Rains worsen Darfur’s critical situation
By David White
NYALA, Sudan, June 07, 2004 (Financial Times) — The first rains came on Sunday to Nyala, the main city of Sudan’s South Darfur state, announcing a full-scale food emergency that senior aid workers said would now last at least until late next year.
The start of the rainy season, which usually lasts up to four months, has several consequences. Firstly it means that the dirt tracks that serve as roads throughout the region become rapidly impassable, making it difficult or impossible to get aid supplies by land to people in displaced persons’ camps in remote areas.
Secondly, aid officials say it is now too late for uprooted people to cultivate their land if they returned to their villages. This means that food shortages would last until the next crop was due.
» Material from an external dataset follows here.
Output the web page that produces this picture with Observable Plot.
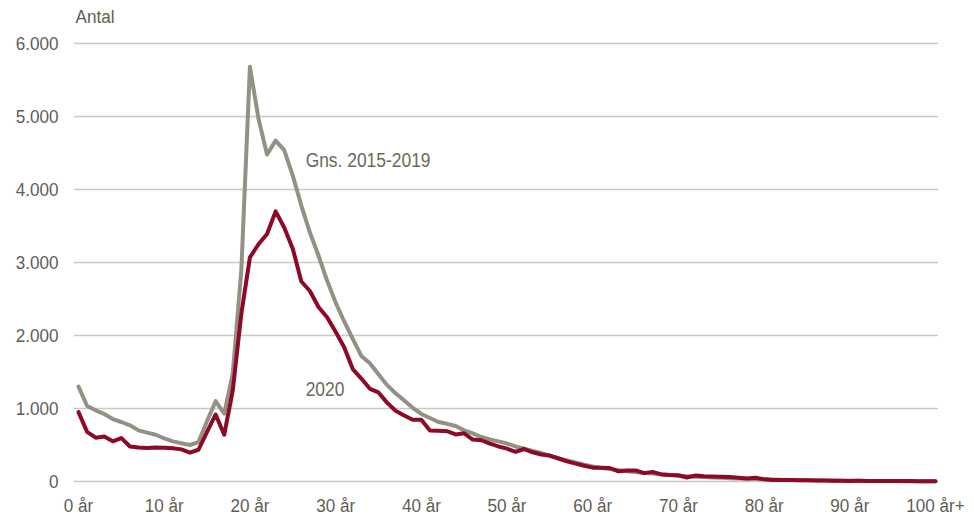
<!DOCTYPE html>
<html>
<head>
<meta charset="utf-8">
<script src="https://cdn.jsdelivr.net/npm/d3@7"></script>
<script src="https://cdn.jsdelivr.net/npm/@observablehq/plot@0.6"></script>
<style>
  html, body { margin: 0; padding: 0; background: #fff; }
  #chart svg { display: block; }
</style>
</head>
<body>
<div id="chart"></div>
<script>
const ages = d3.range(0, 101);
const seriesNames = ["Gns. 2015-2019", "2020"];
const avg2015_2019 = [
  1300, 1035, 975, 925, 855, 815, 770, 700, 670, 640,
  590, 550, 525, 500, 540, 830, 1100, 930, 1480, 2900,
  5680, 4970, 4480, 4670, 4540, 4190, 3780, 3410, 3096, 2753,
  2452, 2192, 1955, 1720, 1620, 1470, 1320, 1210, 1110, 1010,
  925, 870, 815, 790, 760, 700, 660, 610, 575, 550,
  520, 480, 450, 420, 390, 350, 320, 290, 260, 230,
  205, 185, 170, 155, 140, 130, 118, 108, 98, 90,
  80, 72, 66, 60, 55, 50, 46, 42, 38, 34,
  30, 27, 24, 22, 20, 18, 16, 14, 12, 11,
  10, 9, 8, 7, 7, 6, 5, 5, 4, 4, 3
];
const y2020 = [
  950, 680, 600, 615, 550, 595, 480, 465, 460, 465,
  462, 455, 440, 395, 435, 680, 918, 640, 1250, 2300,
  3070, 3250, 3390, 3700, 3480, 3190, 2740, 2610, 2390, 2250,
  2050, 1840, 1540, 1410, 1270, 1220, 1080, 970, 905, 845,
  845, 700, 695, 690, 645, 660, 575, 565, 520, 480,
  450, 405, 445, 400, 370, 355, 315, 275, 245, 215,
  190, 188, 185, 140, 150, 152, 115, 132, 97, 90,
  86, 55, 82, 72, 68, 65, 62, 52, 42, 52,
  30, 22, 20, 22, 16, 18, 14, 12, 10, 10,
  8, 9, 8, 8, 7, 7, 6, 6, 5, 5, 5
];
const xTicks = [0, 10, 20, 30, 40, 50, 60, 70, 80, 90, 100];
const xTickLabels = ["0 år", "10 år", "20 år", "30 år", "40 år", "50 år", "60 år", "70 år", "80 år", "90 år", "100 år+"];
const yTicks = [0, 1000, 2000, 3000, 4000, 5000, 6000];
const labelX = [26.5, 26.5];
const labelY = [4400, 1270];

const colors = ["#929184", "#8c0a26"];
const rows = [];
ages.forEach((a, i) => {
  rows.push({age: a, value: avg2015_2019[i], series: seriesNames[0]});
});
ages.forEach((a, i) => {
  rows.push({age: a, value: y2020[i], series: seriesNames[1]});
});
const labels = seriesNames.map((s, i) => ({series: s, x: labelX[i], y: labelY[i]}));

const fmt = d => d3.format(",")(d).replace(/,/g, ".");
const FONT = "'Liberation Sans', Arial, sans-serif";
const TEXT = "#5f5e54";

const chart = Plot.plot({
  width: 974,
  height: 515,
  marginLeft: 74,
  marginRight: 36,
  marginTop: 43,
  marginBottom: 34,
  style: {fontFamily: FONT, fontSize: "19px", color: TEXT, background: "#fff"},
  x: {domain: [-0.47, 100.35]},
  y: {domain: [0, 6000]},
  color: {domain: seriesNames, range: colors},
  marks: [
    Plot.gridY(yTicks, {stroke: "#cbc9bd", strokeOpacity: 1, strokeWidth: 1.5}),
    Plot.axisY(yTicks, {tickSize: 0, tickPadding: 16, tickFormat: fmt, label: null, fill: TEXT}),
    Plot.axisX(xTicks, {tickSize: 0, tickPadding: 17, tickFormat: (d, i) => xTickLabels[i], label: null, fill: TEXT}),
    Plot.text(["Antal"], {frameAnchor: "top-left", dx: 1, dy: -34, fill: TEXT, fontSize: 19}),
    Plot.line(rows, {x: "age", y: "value", z: "series", stroke: "series", strokeWidth: 4, strokeLinejoin: "round", strokeLinecap: "round"}),
    Plot.text(labels, {x: "x", y: "y", text: "series", textAnchor: "start", fill: "#6b6a60", fontSize: 21})
  ]
});
document.getElementById("chart").appendChild(chart);

// condense glyphs horizontally (the reference uses a narrow face)
for (const t of chart.querySelectorAll("text")) {
  const anchor = getComputedStyle(t).textAnchor;
  const r = t.getBoundingClientRect();
  const sx = anchor === "end" ? r.right : anchor === "middle" ? (r.left + r.right) / 2 : r.left;
  const pt = chart.createSVGPoint();
  pt.x = sx; pt.y = (r.top + r.bottom) / 2;
  const p = pt.matrixTransform(t.parentNode.getScreenCTM().inverse());
  const size = parseFloat(getComputedStyle(t).fontSize);
  const f = size >= 20 ? 0.83 : 0.9;
  const old = t.getAttribute("transform") || "";
  t.setAttribute("transform", `translate(${p.x},0) scale(${f},1) translate(${-p.x},0) ${old}`);
}
</script>
</body>
</html>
Therefore even if people returned to their destroyed villages, they would remain dependent for the next 18 months on aid organisations for food, shelter and water.
Thirdly it also brings fears of mosquitos and malaria, adding to severe health problems in the camps including measles and other diseases.
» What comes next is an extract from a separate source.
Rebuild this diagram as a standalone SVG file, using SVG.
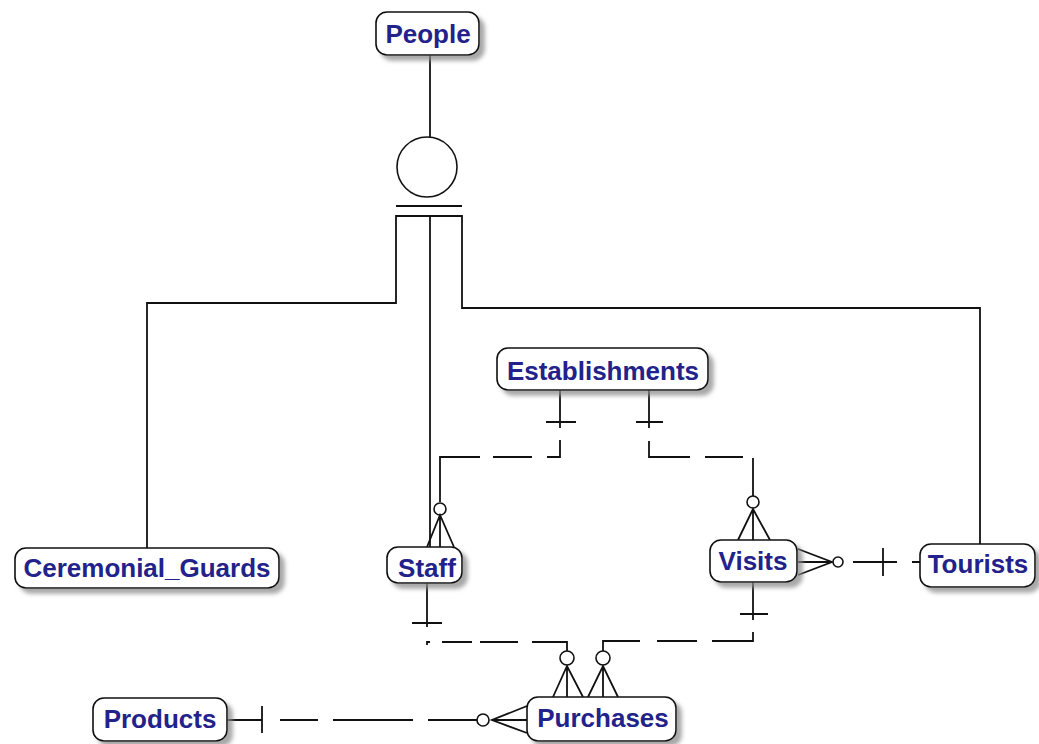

At the Kalma camp, 14 km outside Nyala, deaths have been running at between 8-14 a day, mainly children. For a population of 28,000, five cemeteries have sprung up around the camp in the last three months.
In the whole of the Darfur region, a territory bigger than Iraq, more than 1m are believed to have been displaced since armed rebellions early last year brought a devastating response from government forces and allied Arab militias against civilians.
Hilary Benn, UK secretary for international development, said the United Nations system, with few exceptions, had been much too slow in facing up to the Darfur crisis.
Mr Benn, who was expected to announce an increased contribution to the aid effort, was trying to persuade Sudanese authorities to do more to enforce peace and provide protection to villagers affected by the fighting.
After a tense meeting with local government officials in south Darfur, he said he found them “astonishingly complacent” about the crisis. He added that there was an urgent need for shelter, water and sanitation as well as food.